Unbelievable to think that the film was showing something which is now possible.

---------- Post added at 05:51 ---------- Previous post was at 05:36 ----------

Quote:
Originally Posted by lucevans View Post
BBC Enterprises are allowed to show adverts to non-licence payers as a means of bolstering funding - for this purpose they assume that all UK-resident websurfers are licencepayers and all non-UK surfers are not.
Sadly, I think the latest incarnation of the BBC Charter allows advertising to be pushed at all non-licence payers (they justified it as "helping to keep UK licence payers fees down") and given that they've allowed this mission-creep, they're also likely to be okay with profiling of UK users for the purposes of targeted advertising on sites visited other than www.bbc.co.uk

My personal opinion: Roll-on all-digital TV, when they can do-away with the licence fee and charge those people who actually watch BBC (I'm one) by means of direct subscription, hence continuing the brilliant tradition of advertisment-free, high-quality television in this country.

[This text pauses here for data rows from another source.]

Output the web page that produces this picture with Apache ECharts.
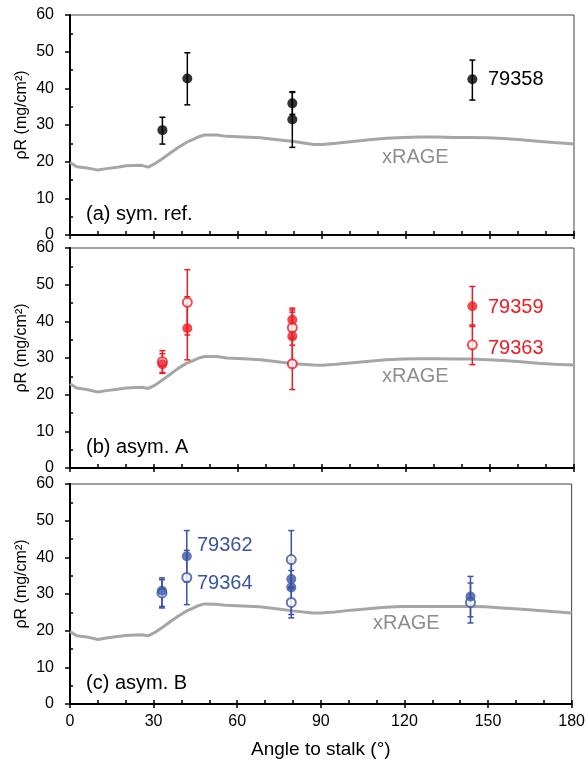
<!DOCTYPE html>
<html>
<head>
<meta charset="utf-8">
<script src="https://cdn.jsdelivr.net/npm/echarts@6/dist/echarts.min.js"></script>
<style>
  html, body { margin: 0; padding: 0; background: #fff; }
  #chart { width: 588px; height: 768px; }
</style>
</head>
<body>
<div id="chart"></div>
<script>
// ---- simulated areal density (xRAGE) ----
const simAngle = [0, 2.4, 6, 10, 13, 17, 20, 25.6, 28, 30.4, 33, 35.7, 38.5, 41.7, 44, 46, 48.2, 52.4, 56, 62, 68, 74, 80, 87, 90, 95, 101, 107, 113, 119, 125, 131, 137, 143, 149, 155, 161, 167, 173, 180];
const simRhoSym = [19.8, 18.6, 18.3, 17.7, 18.1, 18.5, 18.9, 19.0, 18.5, 19.5, 20.8, 22.3, 23.8, 25.3, 26.1, 26.8, 27.3, 27.3, 26.9, 26.7, 26.5, 26.0, 25.5, 24.7, 24.7, 25.0, 25.5, 26.0, 26.4, 26.6, 26.7, 26.7, 26.6, 26.6, 26.5, 26.3, 26.0, 25.6, 25.2, 24.8];
const simRhoA = [23.0, 21.8, 21.4, 20.7, 21.1, 21.5, 21.8, 22.0, 21.7, 22.6, 24.0, 25.5, 27.1, 28.6, 29.3, 30.0, 30.4, 30.4, 30.0, 29.8, 29.5, 29.0, 28.4, 28.1, 28.0, 28.3, 28.7, 29.1, 29.5, 29.7, 29.8, 29.8, 29.7, 29.7, 29.5, 29.3, 29.0, 28.6, 28.3, 28.1];
const simRhoB = [19.8, 18.6, 18.3, 17.6, 18.0, 18.4, 18.7, 18.9, 18.6, 19.5, 20.8, 22.3, 23.8, 25.3, 26.1, 26.8, 27.3, 27.2, 26.9, 26.7, 26.5, 26.0, 25.4, 24.8, 24.8, 25.1, 25.6, 26.0, 26.4, 26.6, 26.6, 26.6, 26.6, 26.6, 26.5, 26.2, 25.9, 25.6, 25.2, 24.8];

// ---- measured data: angle to stalk (deg), rhoR and error bounds (mg/cm^2) ----
const shotAngle = [33.0, 41.9, 79.4, 79.4, 143.7];

// (a) symmetric reference
const rho79358 = [28.6, 42.7, 35.9, 31.5, 42.5];
const lo79358  = [24.8, 35.5, 32.9, 23.9, 36.8];
const hi79358  = [32.1, 49.7, 38.9, 39.1, 47.7];

// (b) asymmetric A
const rho79359 = [28.3, 38.1, 40.4, 35.9, 44.1];
const lo79359  = [26.0, 29.5, 37.2, 29.3, 38.6];
const hi79359  = [31.2, 46.7, 43.6, 42.5, 49.5];
const rho79363 = [29.0, 45.2, 38.3, 28.4, 33.6];
const lo79363  = [25.8, 36.3, 33.5, 21.4, 28.2];
const hi79363  = [32.0, 54.1, 43.1, 35.4, 39.0];

// (c) asymmetric B
const rho79362 = [30.9, 40.3, 34.1, 31.8, 29.3];
const lo79362  = [26.6, 33.3, 31.8, 24.4, 23.8];
const hi79362  = [34.4, 47.3, 36.4, 39.2, 34.8];
const rho79364 = [30.3, 34.5, 39.4, 27.7, 27.7];
const lo79364  = [26.2, 27.1, 31.5, 23.5, 22.1];
const hi79364  = [33.9, 41.9, 47.3, 31.9, 33.0];

const xTicks = [0, 30, 60, 90, 120, 150, 180];
const yTicks = [0, 10, 20, 30, 40, 50, 60];

const FONT = "'Liberation Sans', Arial, sans-serif";
const BLACK = '#000000';
const RED = '#ec1c24';
const BLUE = '#3a54a4';
const SIM_LINE = '#a6a6a6';
const SIM_TEXT = '#8e8e8e';

const plotLeft = 70, plotWidth = 504, plotHeight = 220;
const panelTops = [15, 248, 484];

const pairs = (xs, ys) => xs.map((x, i) => [x, ys[i]]);
const triples = (xs, lo, hi) => xs.map((x, i) => [x, lo[i], hi[i]]);

function errorBars(color) {
  return function (params, api) {
    const x = api.value(0);
    const top = api.coord([x, api.value(2)]);
    const bot = api.coord([x, api.value(1)]);
    const cap = 3;
    const style = { stroke: color, lineWidth: 1.5 };
    return {
      type: 'group',
      children: [
        { type: 'line', shape: { x1: top[0], y1: top[1], x2: bot[0], y2: bot[1] }, style },
        { type: 'line', shape: { x1: top[0] - cap, y1: top[1], x2: top[0] + cap, y2: top[1] }, style },
        { type: 'line', shape: { x1: bot[0] - cap, y1: bot[1], x2: bot[0] + cap, y2: bot[1] }, style }
      ]
    };
  };
}

const grids = [], xAxes = [], yAxes = [], series = [];

panelTops.forEach((top, i) => {
  grids.push({
    left: plotLeft, top: top, width: plotWidth, height: plotHeight,
    show: true, borderColor: '#404040', borderWidth: 1, backgroundColor: 'transparent'
  });
  const last = i === panelTops.length - 1;
  // major x ticks (outside) with labels on the bottom panel
  xAxes.push({
    gridIndex: i, type: 'value', min: xTicks[0], max: xTicks[xTicks.length - 1], interval: xTicks[1] - xTicks[0],
    position: 'bottom',
    axisLine: { show: true, onZero: false, lineStyle: { color: BLACK, width: 2 } },
    axisTick: { show: true, length: 4, lineStyle: { color: BLACK, width: 1.5 } },
    axisLabel: { show: last, margin: 10, color: BLACK, fontSize: 16, fontFamily: FONT },
    splitLine: { show: false },
    name: last ? 'Angle to stalk (°)' : '',
    nameLocation: 'middle', nameGap: 36,
    nameTextStyle: { color: BLACK, fontSize: 19, fontFamily: FONT }
  });
  // inner x ticks every 10 degrees
  xAxes.push({
    gridIndex: i, type: 'value', min: 0, max: 180, interval: 10, position: 'bottom',
    axisLine: { show: false, onZero: false },
    axisTick: { show: true, inside: true, length: 4, lineStyle: { color: BLACK, width: 1.5 } },
    axisLabel: { show: false }, splitLine: { show: false }
  });
  // major y ticks (outside) with labels
  yAxes.push({
    gridIndex: i, type: 'value', min: yTicks[0], max: yTicks[yTicks.length - 1], interval: yTicks[1] - yTicks[0],
    position: 'left',
    axisLine: { show: true, onZero: false, lineStyle: { color: BLACK, width: 2 } },
    axisTick: { show: true, length: 5, lineStyle: { color: BLACK, width: 1.5 } },
    axisLabel: { show: true, margin: 16, color: BLACK, fontSize: 16, fontFamily: FONT },
    splitLine: { show: false }
  });
  // minor y ticks (inside) every 5
  yAxes.push({
    gridIndex: i, type: 'value', min: 0, max: 60, interval: 10, position: 'left',
    axisLine: { show: false, onZero: false },
    axisTick: { show: false, inside: true },
    minorTick: { show: true, splitNumber: 2, length: 3, lineStyle: { color: BLACK, width: 1.5 } },
    axisLabel: { show: false }, splitLine: { show: false }
  });
});

const simSets = [simRhoSym, simRhoA, simRhoB];
simSets.forEach((rho, i) => {
  series.push({
    type: 'line', xAxisIndex: 2 * i, yAxisIndex: 2 * i,
    data: pairs(simAngle, rho), showSymbol: false, symbol: 'none',
    lineStyle: { color: SIM_LINE, width: 3 }, silent: true, z: 2
  });
});

function addShot(panel, color, filled, rho, lo, hi) {
  series.push({
    type: 'custom', xAxisIndex: 2 * panel, yAxisIndex: 2 * panel,
    data: triples(shotAngle, lo, hi), encode: { x: 0, y: [1, 2] },
    renderItem: errorBars(color), z: 3, silent: true
  });
  series.push({
    type: 'scatter', xAxisIndex: 2 * panel, yAxisIndex: 2 * panel,
    data: pairs(shotAngle, rho),
    symbol: filled ? 'circle' : 'emptyCircle', symbolSize: filled ? 10 : 9,
    itemStyle: filled ? { color: color } : { color: color, borderColor: color, borderWidth: 2.2 },
    z: filled ? 5 : 4, silent: true
  });
}

addShot(0, BLACK, true, rho79358, lo79358, hi79358);
addShot(1, RED, false, rho79363, lo79363, hi79363);
addShot(1, RED, true, rho79359, lo79359, hi79359);
addShot(2, BLUE, false, rho79364, lo79364, hi79364);
addShot(2, BLUE, true, rho79362, lo79362, hi79362);

function label(text, x, y, color, size) {
  return {
    type: 'text', x: x, y: y, silent: true, z: 100,
    style: { text: text, fill: color, font: size + 'px ' + FONT, align: 'left', verticalAlign: 'middle' }
  };
}

const graphics = [];
const panelNames = ['(a) sym. ref.', '(b) asym. A', '(c) asym. B'];
panelTops.forEach((top, i) => {
  graphics.push({
    type: 'text', x: 22, y: top + plotHeight / 2 - 10, rotation: Math.PI / 2, silent: true, z: 100,
    style: { text: 'ρR (mg/cm²)', fill: BLACK, font: '16px ' + FONT, align: 'center', verticalAlign: 'middle' }
  });
  graphics.push(label(panelNames[i], 86, top + plotHeight - 21, BLACK, 20));
});
graphics.push(label('xRAGE', 382, 157, SIM_TEXT, 20));
graphics.push(label('xRAGE', 382, 376, SIM_TEXT, 20));
graphics.push(label('xRAGE', 373, 623, SIM_TEXT, 20));
graphics.push(label('79358', 488, 79, BLACK, 20));
graphics.push(label('79359', 488, 307, RED, 20));
graphics.push(label('79363', 488, 348, RED, 20));
graphics.push(label('79362', 197, 545, BLUE, 20));
graphics.push(label('79364', 197, 583, BLUE, 20));

const chart = echarts.init(document.getElementById('chart'), null, { renderer: 'canvas', width: 588, height: 768 });
chart.setOption({
  animation: false,
  backgroundColor: '#ffffff',
  textStyle: { fontFamily: FONT },
  grid: grids,
  xAxis: xAxes,
  yAxis: yAxes,
  series: series,
  graphic: graphics
});
</script>
</body>
</html>
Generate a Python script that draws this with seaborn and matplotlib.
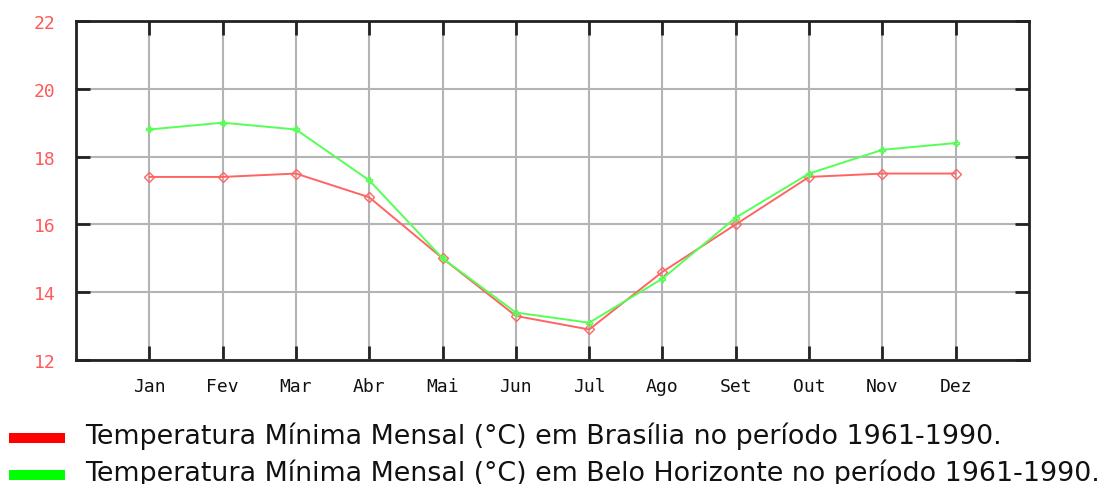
import matplotlib
matplotlib.use("Agg")
import matplotlib.pyplot as plt
from matplotlib.patches import Rectangle
import seaborn as sns
import pandas as pd

months = ["Jan", "Fev", "Mar", "Abr", "Mai", "Jun", "Jul", "Ago", "Set", "Out", "Nov", "Dez"]
brasilia = [17.4, 17.4, 17.5, 16.8, 15.0, 13.3, 12.9, 14.6, 16.0, 17.4, 17.5, 17.5]
belo_horizonte = [18.8, 19.0, 18.8, 17.3, 15.0, 13.4, 13.1, 14.4, 16.2, 17.5, 18.2, 18.4]
y_ticks = [12, 14, 16, 18, 20, 22]
legend_labels = [
    "Temperatura Mínima Mensal (°C) em Brasília no período 1961-1990.",
    "Temperatura Mínima Mensal (°C) em Belo Horizonte no período 1961-1990.",
]

red_line = "#ff6464"
green_line = "#55ff55"

df = pd.DataFrame({
    "mes": list(range(1, 13)) * 2,
    "temp": brasilia + belo_horizonte,
    "cidade": ["Brasília"] * 12 + ["Belo Horizonte"] * 12,
})

sns.set_style("white")
plt.rcParams["font.family"] = ["DejaVu Sans"]

fig = plt.figure(figsize=(11.04, 4.85), dpi=100)
ax = fig.add_axes([76 / 1104, 1 - 361 / 485, (1029 - 76) / 1104, (361 - 22) / 485])

sns.lineplot(data=df, x="mes", y="temp", hue="cidade", style="cidade",
             palette={"Brasília": red_line, "Belo Horizonte": green_line},
             markers={"Brasília": "D", "Belo Horizonte": "P"},
             dashes=False, linewidth=1.4, markersize=5,
             markeredgewidth=1.0, legend=False, ax=ax, zorder=3)
for ln, col in zip(ax.lines, [red_line, green_line]):
    ln.set_markerfacecolor("none")
    ln.set_markeredgecolor(col)

ax.set_xlim(0, 13)
ax.set_ylim(12, 22)
ax.set_xticks(range(1, 13))
ax.set_xticklabels(months)
ax.set_yticks(y_ticks)
ax.set_yticklabels([str(v) for v in y_ticks])
ax.set_xlabel("")
ax.set_ylabel("")

ax.grid(True, color="#b4b4b4", linewidth=1.5, zorder=0)
ax.set_axisbelow(True)
for sp in ax.spines.values():
    sp.set_visible(True)
    sp.set_color("#222222")
    sp.set_linewidth(2)

ax.tick_params(axis="both", direction="in", length=10, width=2, color="#222222",
               top=True, right=True, bottom=True, left=True,
               labeltop=False, labelright=False)
ax.tick_params(axis="x", pad=12, labelsize=13, labelcolor="#111111")
ax.tick_params(axis="y", pad=15, labelsize=13, labelcolor="#ff5a5a")
for lbl in ax.get_xticklabels() + ax.get_yticklabels():
    lbl.set_fontfamily("DejaVu Sans Mono")

# legend rows below the chart
for i, (lab, col) in enumerate(zip(legend_labels, ["#ff0000", "#00ff00"])):
    base = 444 + 37 * i
    fig.add_artist(Rectangle((9 / 1104, 1 - (base) / 485), 56 / 1104, 10 / 485,
                             transform=fig.transFigure, color=col, lw=0))
    fig.text(85 / 1104, 1 - base / 485, lab, fontsize=19.4, color="#111111",
             va="baseline", ha="left")

fig.savefig("out.png", dpi=100, facecolor="white")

Come to think of it - I think this is Kent Ertugrul's biggest miscalculation in the whole sorry Phorm affair: He assumed that UK citizens are, in consumer terms, the same as US citizens. What he failed to realise is that, unlike our US cousins, we have a great tradition of high-quality, advertisment-free media content which is funded effectively by subscription (OK - licence fee, but hopefully subscription in the future), This contradicts his business' premise that content services cannot survive without advertising (and therefore Phorm is a necessary evil), so he choses to ignore this inconvenient example of how good the internet could be.